Not to mention the games market for the iOS App Store is very saturated and most of the money has likely been sucked out of it for the time being, so now Apple finds they don't have much to lose by allowing the possibility of OpenGL-based games for iOS which bypass the App Store.

In case anyone is quick doubt or dismiss the above criticism, just recall that for years Apple's iAd framework officially supported WebGL, but Safari and UIWebView did not. This implies that Apple could have released WebGL support in Safari and/or UIWebView any time they wanted; they simply chose not to for for non-technical (i.e., business) reasons.

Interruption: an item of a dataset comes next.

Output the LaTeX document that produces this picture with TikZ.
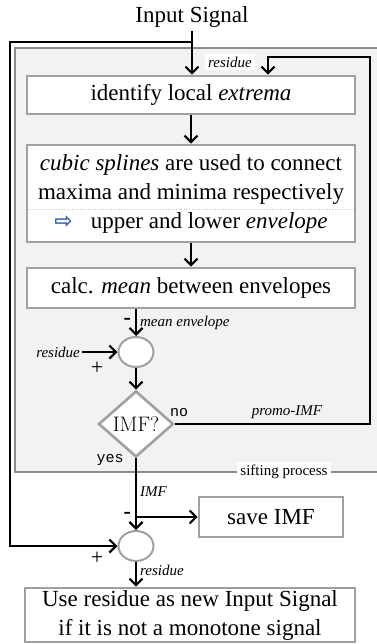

I'm honestly not sure what to make of it.

Although I disagree that it was purely non-technical limitations. Quite possibly they didn't want to enable webgl in the wild until they had the out-of-process, super sandboxed webview implementation.

Btw, I did pretty much call this one out two weeks ago: https://news.ycombinator.com/item?id=7783137


Well, the statement was kind of wrong.

Metal isnt really an OpenGL replacement. Most people would use it in their apps - you don't write games in metal, you write game engines in it.


The end result is the same though? If you want to publish a game through the web, your game (or your game engine) has to target webgl. If you go native, your game (or your game engine) can target metal instead and gain a massive performance advantage.


No, you don't target metal - you use the Unreal engine which is now using metal underneath in an implementation detail that most developers wont worry about.